Monsieur le Ministre, des sanctions financières lourdes ont été prononcées par des inspecteurs d'académie à l'encontre de certains d'entre nous qui refusaient d'appliquer règlementairement le dispositif de l'aide personnalisée. Nous tenons à vous dire qu'aucune sanction disciplinaire ou financière ne nous dissuadera de poursuivre notre résistance, pas plus d'ailleurs que les simulacres de concession que vous avez affichés sur le sort des RASED. Il est temps, monsieur le ministre, d'entendre le cri de révolte qui monte des salles de classe et des salles des maîtres, il est temps d'entendre la colère et l'exaspération qui traversent le monde éducatif, y compris chez les parents d'élèves qui, majoritairement, nous soutiennent. Il est temps de stopper le démantèlement de l'école.
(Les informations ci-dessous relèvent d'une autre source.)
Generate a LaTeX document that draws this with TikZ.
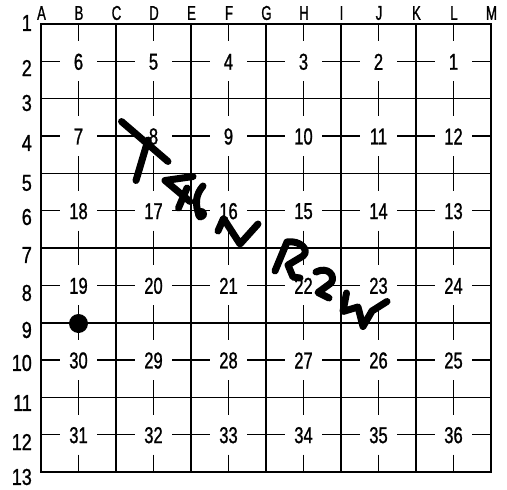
\documentclass[tikz,border=0pt]{standalone}
\usepackage{fontspec}
\newfontfamily\secfont[FakeStretch=0.72,FakeBold=1]{Liberation Sans}
\newfontfamily\rowfont[FakeStretch=0.78,FakeBold=1]{Liberation Sans}
\newfontfamily\letfont[FakeStretch=0.66,FakeBold=1]{Liberation Sans}
\begin{document}
\begin{tikzpicture}[x=1pt,y=-1pt,
  secnum/.style={font=\secfont\fontsize{23}{23}\selectfont, inner sep=0pt},
  rownum/.style={font=\rowfont\fontsize{23}{23}\selectfont, inner sep=0pt, anchor=east},
  colname/.style={font=\letfont\fontsize{20}{20}\selectfont, inner sep=0pt},
  vline/.style={line width=2pt},
  hline/.style={line width=1.5pt},
  midline/.style={line width=1.4pt},
  hand/.style={line width=7pt, line cap=round, line join=round}]
\useasboundingbox (0,0) rectangle (507,490);
\fill[white] (0,0) rectangle (507,490);
% midlines (quarter lines) with gaps around section numbers
\foreach \c in {0,...,5}{
  \foreach \r in {0,...,5}{
    \pgfmathsetmacro\xl{41+75*\c}
    \pgfmathsetmacro\xr{116+75*\c}
    \pgfmathsetmacro\xc{78.5+75*\c}
    \pgfmathsetmacro\yt{24+74.67*\r}
    \pgfmathsetmacro\yb{98.67+74.67*\r}
    \pgfmathsetmacro\yc{61.33+74.67*\r}
    \draw[midline] (\xc,\yt) -- (\xc,{\yc-20});
    \draw[midline] (\xc,{\yc+20}) -- (\xc,\yb);
    \draw[midline] (\xl,\yc) -- ({\xc-18.5},\yc);
    \draw[midline] ({\xc+18.5},\yc) -- (\xr,\yc);
    \pgfmathtruncatemacro\n{mod(\r,2)==0 ? 6*\r+6-\c : 6*\r+\c+1}
    \node[secnum] (s\n) at (\xc,{\yc+0.5}) {\n};
  }
}
% section lines
\foreach \j in {1,...,5}{
  \pgfmathsetmacro\yy{24+74.67*\j}
  \draw[hline] (41,\yy) -- (491,\yy);
}
\draw[line width=2pt] (41,322.7) -- (491,322.7);
\foreach \i in {1,...,5}{
  \pgfmathsetmacro\xx{41+75*\i}
  \draw[vline] (\xx,24) -- (\xx,472);
}
\draw[line width=2pt] (41,24) rectangle (491,472);
% column letters
\foreach \L [count=\k from 0] in {A,B,C,D,E,F,G,H,I,J,K,L,M}{
  \pgfmathsetmacro\xx{41.5+37.5*\k}
  \node[colname] (c\L) at (\xx,13) {\L};
}
% row numbers
\foreach \yy [count=\k] in {23,68,103,143,183,217,255,293,330,363,403,442,477}{
  \node[rownum] (r\k) at (32,\yy) {\k};
}
% dot at B9
\fill (78.5,323.5) circle (9.5);
% handwriting T4N R2W
\draw[hand] (121.5,121.5) -- (168,161.5);
\draw[hand] (148,140) -- (136,180.5);
\draw[hand] (193,176.5) -- (165,180.5) -- (190,201.5);
\draw[hand] (187,188) -- (178.5,208);
\draw[hand] (203,186) .. controls (196,194) and (194,204) .. (200,217);
\fill (201,214) circle (6);
\draw[hand] (218,231) -- (223.5,218.5) -- (240,244) -- (258,224);
\draw[hand] (275,271) -- (287,242) .. controls (300,240) and (310,250) .. (303,256) -- (288,265) -- (293,277) -- (300,278);
\draw[hand] (316,272) .. controls (328,266) and (336,276) .. (331,283) -- (318,292.5) -- (329,298);
\draw[hand] (346.5,293) -- (343,311.5) -- (358,307) -- (363,326.5) -- (372,311) -- (387,301.5);
\end{tikzpicture}
\end{document}
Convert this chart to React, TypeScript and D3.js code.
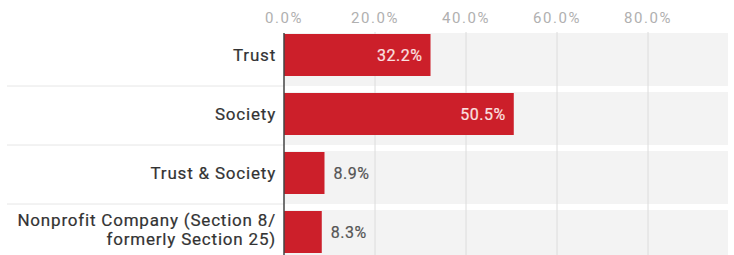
import React from 'react';
import * as d3 from 'd3';

const categories = ['Trust', 'Society', 'Trust & Society', 'Nonprofit Company (Section 8/\nformerly Section 25)'];
const values = [32.2, 50.5, 8.9, 8.3];
const ticks = [0, 20, 40, 60, 80];

const W = 734;
const H = 255;

const App = () => {
  const x = d3.scaleLinear().domain([0, 100]).range([284, 739]);
  const y = d3.scaleBand().domain(categories).range([30, 266]);
  const step = y.step();
  const plotRight = 728;
  const font = 'Roboto, sans-serif';

  return (
    <svg width={W} height={H} style={{ position: 'absolute', left: 0, top: 0, background: '#fff' }}>
      {/* row backgrounds */}
      {categories.map(c => (
        <rect key={'bg' + c} x={x(0)} y={(y(c) as number) + 3} width={plotRight - x(0)} height={step - 6} fill="#f3f3f3" />
      ))}
      {/* gridlines */}
      {ticks.slice(1).map(t => (
        <line key={'g' + t} x1={x(t)} x2={x(t)} y1={32} y2={H} stroke="#dcdcdc" strokeWidth={1} />
      ))}
      {/* row separators in the label area */}
      {categories.slice(1).map(c => (
        <line key={'s' + c} x1={7} x2={x(0)} y1={(y(c) as number) - 3} y2={(y(c) as number) - 3} stroke="#e6e6e6" strokeWidth={1} />
      ))}
      {/* tick labels */}
      {ticks.map(t => (
        <text key={'t' + t} x={x(t)} y={23} textAnchor="middle" fontFamily={font} fontSize={15} fontWeight={400} letterSpacing={1.6} fill="#b0b0b0">
          {t.toFixed(1) + '%'}
        </text>
      ))}
      {/* bars */}
      {categories.map((c, i) => (
        <rect key={'b' + c} x={x(0)} y={(y(c) as number) + 4} width={x(values[i]) - x(0)} height={step - 17} fill="#cc1f2a" />
      ))}
      {/* axis line */}
      <line x1={x(0)} x2={x(0)} y1={33} y2={H} stroke="#444" strokeWidth={1.5} />
      {/* category labels */}
      {categories.map(c => {
        const lines = c.split('\n');
        const cy = (y(c) as number) + 4 + (step - 17) / 2;
        const lh = 19;
        return (
          <text key={'l' + c} x={276} textAnchor="end" fontFamily={font} fontSize={17} fontWeight={400} letterSpacing={0.8} fill="#333" stroke="#333" strokeWidth={0.2}>
            {lines.map((ln, k) => (
              <tspan key={k} x={276} y={cy + 6 + (k - (lines.length - 1) / 2) * lh - (lines.length > 1 ? 3 : 0)}>{ln}</tspan>
            ))}
          </text>
        );
      })}
      {/* value labels */}
      {categories.map((c, i) => {
        const inside = values[i] > 20;
        const cy = (y(c) as number) + 4 + (step - 17) / 2;
        const col = inside ? '#fbe1e1' : '#555';
        return (
          <text
            key={'v' + c}
            x={inside ? x(values[i]) - 8 : x(values[i]) + 9}
            y={cy + 6}
            textAnchor={inside ? 'end' : 'start'}
            fontFamily={font}
            fontSize={16}
            fontWeight={400}
            letterSpacing={0.5}
            fill={col}
            stroke={col}
            strokeWidth={0.2}
          >
            {values[i].toFixed(1) + '%'}
          </text>
        );
      })}
    </svg>
  );
};

export default App;
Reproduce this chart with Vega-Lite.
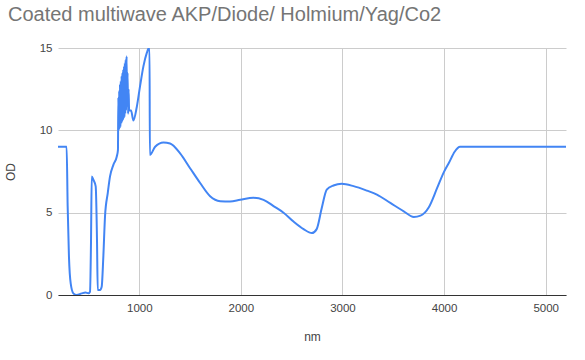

Notre détermination est grande, aussi grande que celle d'accomplir notre mission avec rigueur et professionnalisme. C'est pourquoi nous vous informons que nous participerons également aux prochaines journées de manifestations et de grève dans l'Education Nationale à l'appel des organisations syndicales et que nous approuvons l'idée d'Etats généraux de l'éducation lancée par Philippe Meirieu dans sa lettre ouverte du 27 décembre.
Nous vous prions d'agréer, Monsieur le Ministre, l'assurance de nos sentiments déterminés et respectueux.